Tips on Making the Perfect Espresso at Home

Welcome to the Espresso Idiot's tips for making the perfect espresso at home. There are a wide number of variables that cannot possibly all be taken into account in giving advice in this area (such as the huge variety in the types of machine that you may be using), however there are some central points that may help you on your quest to make the perfect espresso at home.
"Technology is necessary, you have to have the right equipment to make espresso, but this is an art and your own performance in making espresso will contribute to the quality of the shot that you make at home. It is important that you take the time to learn this art to enjoy fine espresso at home."
Espresso Idiot, 25 October 2006.
General Points
1. Get to know your equipment. As with all machines, there are some peculiarities to all individual machines, no matter how standardised they claim the product is. You should spend some time reading the manual for your particular machine as it will have some helpful tips on what to look out for with your machine. These may include such things as water temperature, and features that your machine may have to assist in the forthing of milk. Be careful of such 'enhancements' as milk frothers as they may increase the froth that you have on your milk at the expense of the texture of the majority of the milk in the jug. Also, ensure that you take the time to read about the water temperature in your machine and if there is a variation between heating from the steam wand, and heating for the water used to extract the coffee. This is important and you may need to use the steam wand before making your coffee, or ensure that you have an empty jug to catch any excess water that is not yet steam that may come out of the steam wand while your machine is heating up. Nothing worse than watery milk in your espresso.
2. Take notes - Yes, really! What you will begin to see (or will already know if you have been at this for a while) is that espresso emerges differently as you change the way that you make it. You can experiment with the time that you allow the water to run through the coffee, the amount of coffee that you put in the group head, and such like. All of these things (as well as many others) have an effect on the finished product and it is worth keeping a record of what that is to help you settle on a method for producing what you consider is the optimum espresso for you. You should also note the grind and beans that you are using as well as the duration of the shot, amount of ground coffee placed in the group head, and it may be useful to keep a record of the amount of espresso produced for each shot. Don't worry, as you get better you will learn what suits you best and wont have to spend so much time writing everything down.
3. Procedure You should settle on a standard procedure that will suit you best for making your espresso. Remember that timing is key so preparing as much as you can in advance is a good idea. This extends to having your grinder ready, but the beans should not be ground until as close as possible to the making of the shot. Once you develop a routine you should notice an imporvement in your ability to prepare consistant good espresso shots. There are also plenty of tips about how best to use your machine to extract coffee, and once settle on the one that works for you, stick to it until you have it down pat.
4. Coffee Storage. Air is your enemy, as is light. Coffee is a perishable commodity and you need to make sure that you take the proper steps to preserve it as much as you can against the elements.
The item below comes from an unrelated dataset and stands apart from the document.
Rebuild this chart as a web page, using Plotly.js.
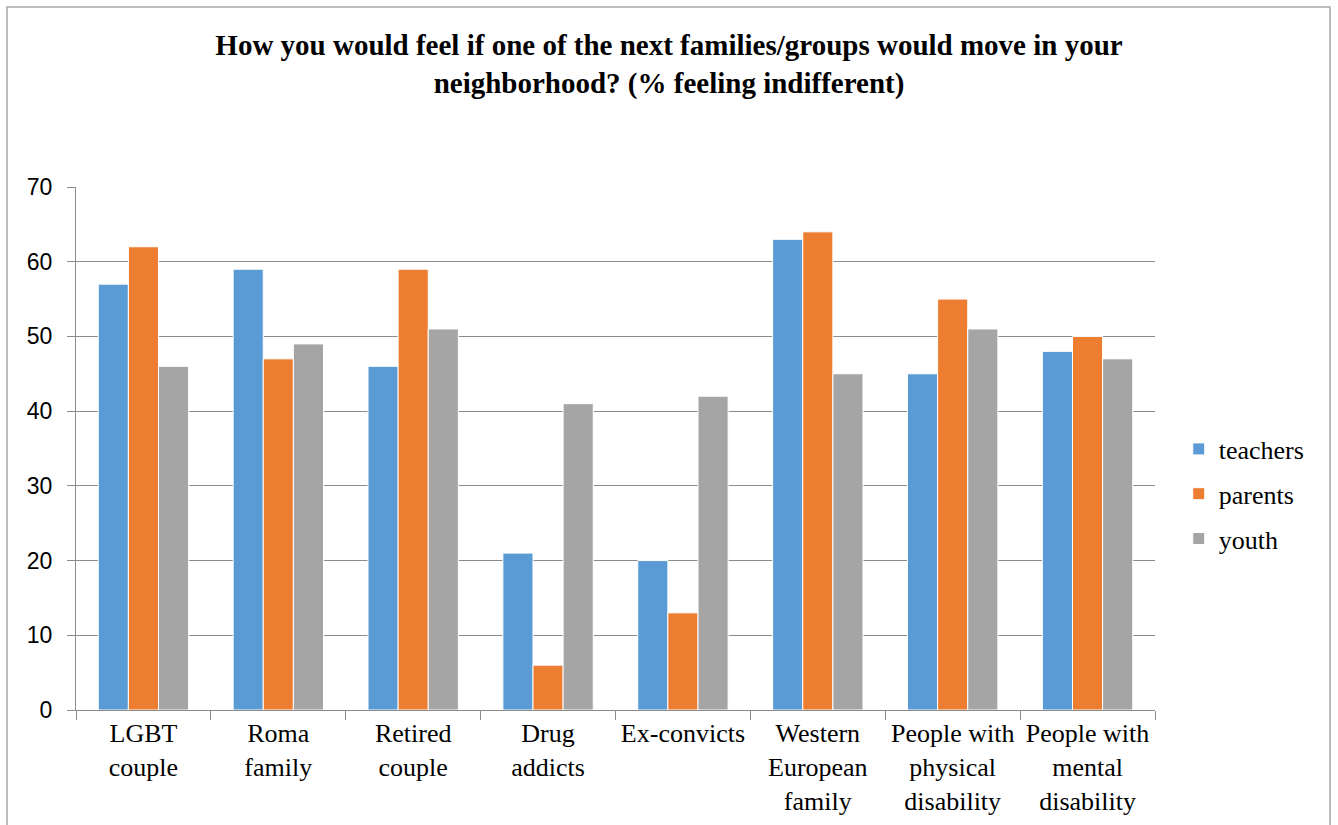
<!DOCTYPE html>
<html>
<head>
<meta charset="utf-8">
<script src="https://cdn.plot.ly/plotly-3.0.1.min.js"></script>
<style>html,body{margin:0;padding:0;background:#fff;}#chart{width:1338px;height:825px;}</style>
</head>
<body>
<div id="chart"></div>
<script>
const categories = ["LGBT<br>couple", "Roma<br>family", "Retired<br>couple", "Drug<br>addicts", "Ex-convicts", "Western<br>European<br>family", "People with<br>physical<br>disability", "People with<br>mental<br>disability"];
const teachers = [57, 59, 46, 21, 20, 63, 45, 48];
const parents = [62, 47, 59, 6, 13, 64, 55, 50];
const youth = [46, 49, 51, 41, 42, 45, 51, 47];
const seriesNames = ["teachers", "parents", "youth"];
const seriesColors = ["#5B9BD5", "#ED7D31", "#A5A5A5"];
const yTicks = [0, 10, 20, 30, 40, 50, 60, 70];

const allValues = [teachers, parents, youth];
const traces = allValues.map((vals, i) => ({
  type: "bar",
  name: seriesNames[i],
  x: categories,
  y: vals,
  legendgroup: "g" + i,
  marker: {color: seriesColors[i], line: {color: "#ffffff", width: 1}},
  hoverinfo: "x+y+name"
}));

const layout = {
  width: 1338,
  height: 825,
  paper_bgcolor: "#ffffff",
  plot_bgcolor: "#ffffff",
  margin: {l: 76, r: 183, t: 187, b: 115},
  barmode: "group",
  bargap: 0.33,
  bargroupgap: 0,
  title: {
    text: "How you would feel if one of the next families/groups would move in your<br>neighborhood? (% feeling indifferent)",
    font: {family: "Liberation Serif", size: 29, color: "#000000", weight: "bold"},
    x: 0.5, xref: "container", xanchor: "center",
    y: 1 - 55/825, yref: "container", yanchor: "top"
  },
  xaxis: {
    type: "category",
    tickson: "boundaries",
    ticks: "outside",
    ticklen: 9,
    tickcolor: "#8c8c8c",
    showline: true,
    linecolor: "#8c8c8c",
    linewidth: 1,
    showgrid: false,
    tickfont: {family: "Liberation Serif", size: 26, color: "#000000"},
    fixedrange: true
  },
  yaxis: {
    range: [0, 70],
    tickvals: yTicks,
    ticktext: yTicks.map(String),
    ticks: "outside",
    ticklen: 8,
    tickcolor: "#8c8c8c",
    showline: true,
    linecolor: "#8c8c8c",
    showgrid: true,
    gridcolor: "#8c8c8c",
    gridwidth: 1,
    zeroline: false,
    ticklabelstandoff: 10,
    tickfont: {family: "Liberation Sans", size: 23, color: "#000000"},
    fixedrange: true
  },
  legend: {
    x: 1.022, xref: "paper", xanchor: "left",
    y: 0.413, yanchor: "middle",
    font: {family: "Liberation Serif", size: 26, color: "#000000"},
    traceorder: "grouped",
    tracegroupgap: 8,
    itemwidth: 30,
    bgcolor: "rgba(0,0,0,0)"
  },
  shapes: [{
    type: "rect", xref: "paper", yref: "paper",
    x0: -69/1079, x1: 1254/1079, y0: -0.3, y1: (825-7-115)/523,
    line: {color: "#a6a6a6", width: 1.5}, fillcolor: "rgba(0,0,0,0)", layer: "below"
  }]
};

Plotly.newPlot("chart", traces, layout, {displayModeBar: false});
</script>
</body>
</html>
Never, but never, keep coffee in ground form. This is pointless as it will be exposed to air and the taste will be affected as a result. If you are going to spend money on good coffee beans, you best be set up to protect them. You should ensure that your beans are kept no longer than a week, and if you really must keep them longer than this, keep them in the fridge. However, you should be aware that this will affect the beans, particualrly if you store them in a non airtight container - coffee is exceptionally good at absorbing odours from the fridge which will adversely affect the taste. There are also some people who consider that storing coffee in the fridge ruings the perforance of the bean in releasing oils, however there is nothing other than anecdotal subjective evidence to support this. If you avoid flavour tainting odours, you should be okay. Remember, keep your consumption of espresso at levels that allow you to stick to the one week rule for keeping coffee beans.
Professional Help
There are a number of professional barista courses out there that you can undertake if you want to get some help in preparing your espresso shots. When checking these out, make sure that you are going to get what you want from the course. Don't be afraid to ask questions about the qualifications of the people running the course, what sorts of espresso you will be working with, the machines that you will be working on, and whether or not you will have anything to show for it at the end of the course (some sort of official recognition award that you can take away with you). You may also want to know how many people will be doing the course with you so you can gague the level of individual attention that you are likely to receive on your course - this is important as you want hands on help with learning.
Generally the best courses are run by people in the industry but this is not always the case, some educational facilities do run good courses also. As with anything, do your research and choose a course that you think will work best for you. A lot can be gained from these courses and usually they are not that expensive to do. This can be a great way to meet other espresso aficionados in your area and compare notes on great coffees that you have tried and tested. Also, this can help you determine what sort of machine you should be looking for depending on the quality of shot that you desire to have access to at your home. Good luck!